Top cops honored at law enforcement dinner

Annual fete recognizes outstanding efforts, service


Day after day, night after night, the law enforcement divisions of Moffat County work to create and protect a peaceful, productive community. Troop 4B of the Colorado State Patrol, the Moffat County Sheriff's Department and the Craig Police Department constantly patrol the towns of Northwest Colorado to keep its residents safe.

On Saturday evening, these departments gathered at the Veterans of Foreign Wars for their annual dinner and awards ceremony. Each department recognized those officers, volunteers and civilians who contributed outstanding service and dedication to their respective departments and to the community as a whole.

Troop 4B honored Trooper David Evridge as the Trooper of the Year. Evridge is stationed in Rangely.

"This year, in a pursuit that involved a shooting, Trooper Evridge handled himself very bravely and professionally," Capt. Gary Torgerson said. "Dave came under heavy fire from the assailant after a high-speed chase along Highway 139. After returning fire and rendering the assailant unconscious, Dave performed first aid while awaiting the ambulance. He successfully took in a very, very dangerous individual.

"We're very lucky he didn't take a bullet during the exchange," Torgerson said. "Two of the eight bullets that entered Trooper Evridge's windshield were at head level. We are very fortunate to still have Dave."

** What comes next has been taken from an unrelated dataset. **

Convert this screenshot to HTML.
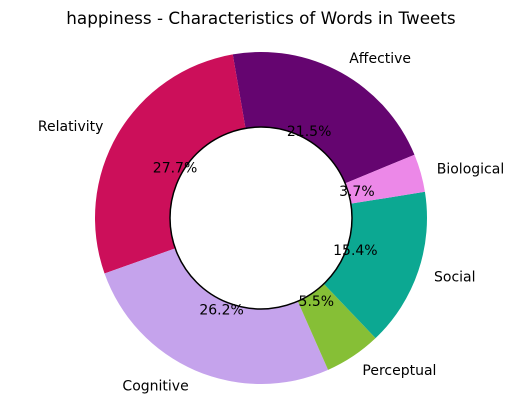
<!DOCTYPE html>
<html><head><meta charset="utf-8"><style>
html,body{margin:0;padding:0;background:#fff;}
svg{display:block;font-family:"DejaVu Sans","Liberation Sans",sans-serif;}
</style></head><body>
<svg id="chart" width="523" height="415" viewBox="0 0 523 415">
<rect width="523" height="415" fill="#fff"/>
<text x="261" y="24" text-anchor="middle" font-size="16.8" fill="#000">happiness - Characteristics of Words in Tweets</text>
<g id="slices"></g>
<g id="labels"></g>
</svg>
<script>
const categories = ["Affective","Relativity","Cognitive","Perceptual","Social","Biological"];
const values = [21.5,27.7,26.2,5.5,15.4,3.7];
const colors = ["#650570","#cc0f5a","#c5a3ec","#86bf36","#0ca892","#ec88e8"];
const startAngle = 22.4;
const cx=261, cy=218, R=166, r=91;
const NS="http://www.w3.org/2000/svg";
const gS=document.getElementById('slices'), gL=document.getElementById('labels');
const total=values.reduce((a,b)=>a+b,0);
function pt(rad,deg){const a=deg*Math.PI/180;return [cx+rad*Math.cos(a), cy-rad*Math.sin(a)];}
let ang=startAngle;
values.forEach((v,i)=>{
  const sweep=v/total*360, a0=ang, a1=ang+sweep, large=sweep>180?1:0;
  const p0=pt(R,a0),p1=pt(R,a1),q1=pt(r,a1),q0=pt(r,a0);
  const p=document.createElementNS(NS,'path');
  p.setAttribute('d',`M${p0[0]},${p0[1]} A${R},${R} 0 ${large} 0 ${p1[0]},${p1[1]} L${q1[0]},${q1[1]} A${r},${r} 0 ${large} 1 ${q0[0]},${q0[1]} Z`);
  p.setAttribute('fill',colors[i]);
  
  
  gS.appendChild(p);
  const mid=(a0+a1)/2, lp=pt(R*1.1,mid);
  const t=document.createElementNS(NS,'text');
  t.setAttribute('x',lp[0]);t.setAttribute('y',lp[1]+5);
  t.setAttribute('font-size','14');
  t.setAttribute('text-anchor',lp[0]>=cx?'start':'end');
  t.textContent=categories[i];
  
  
  gL.appendChild(t);
  const pp=pt(R*0.6,mid);
  const t2=document.createElementNS(NS,'text');
  t2.setAttribute('x',pp[0]);t2.setAttribute('y',pp[1]+5);
  t2.setAttribute('font-size','14');t2.setAttribute('text-anchor','middle');
  t2.textContent=v.toFixed(1)+'%';
  
  
  gL.appendChild(t2);
  ang=a1;
});
const c=document.createElementNS(NS,'circle');
c.setAttribute('cx',cx);c.setAttribute('cy',cy);c.setAttribute('r',r);
c.setAttribute('fill','#fff');c.setAttribute('stroke','#000');c.setAttribute('stroke-width','1.5');


gS.appendChild(c);
</script>
</body></html>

Berenice Naylor was recognized for her efforts and service in the 911-call center and dispatch office of the State Patrol barracks in Craig.

"Berenice has a very high quality of professionalism at all times," said Ruth Wade, communications director for the call center. "And she was recognized by our officers for her handling of the pursuit and shooting involving our Rangely officer [Trooper Evridge]; it was a fairly unanimous decision."

The Moffat County Sheriff's Department recognized several individuals during its portion of the ceremonies. Three reserve officers, Alec Brown, John Jepkema and Ed Wilkinson were given Awards of Appreciation from Sheriff Buddy Grinstead.

"These awards are to show our appreciation and recognition of the dedication shown by these volunteer officers of the Reserve Program," Grinstead said. "They do a great job for us, filling in when we need additional coverage and officers."

Grinstead also made a presentation to three young women for their "meritorious conduct" on Jan. 1. Carli Griffith, Audrey Hollingsworth and Jalen Hollenbeck rescued another girl who had fallen through the ice at the Freeman Reservoir, and then brought the girl out on a sled.

Deputy Tony Erickson's 20 years of service to the Sheriff's Department was also honored by Grinstead.

For the employees of the year, Grinstead explained that the winners are selected by their fellow officers through a nomination and voting process. This year, the Sheriff's Department is proud to name Deputy Todd Reece as Deputy Sheriff of the Year.

"We are also proud to announce Vicky Hays-Rayburn as the Detention Officer of the Year," Grinstead said.

The Craig Police Department recognized an officer who has served with the department for 10 years as the 2000 Officer of the Year.

"The officer has held many positions with us during his tenure," Chief Walt Vanatta said. "During the last few years, he has been a driving force for the implementation of community policing within the department. In 2000, Detective Sgt. Henry Stoffel started the Business Protection Program, and most importantly, implemented and was the director of the First Citizen's Police Academy.

"Sgt. Stoffel is very active in the community outside of his employment. He coaches children of our community in several different sports, and visits the schools as a guest speaker on many different subjects," Vanatta said. "Sgt. Stoffel also teaches at the Rangely and Craig Law Enforcement Academies."

The 2000 CPD Civilian Employee of the Year was honored for her efforts in the evidence room and evidence packaging policies, and for her work in check fraud cases.

"Investigative Technician Michelle Anderson has made several improvements to the position, completely reorganizing the evidence room, and revising the evidence packaging policies so the integrity of the evidence is not compromised," Vanatta said. "She has also dramatically increased the amount of money recovered for victims in check fraud cases. In 2000, Michelle handled over 60 check fraud cases and cleared 98 percent of them all but one.

This year, Anderson became coordinator for the Needy Assistance Program, as well as the Chaplains program. She was instrumental in revising the Needy Assistance Guidelines and provided needy children with bicycles through the Toys for Tots program.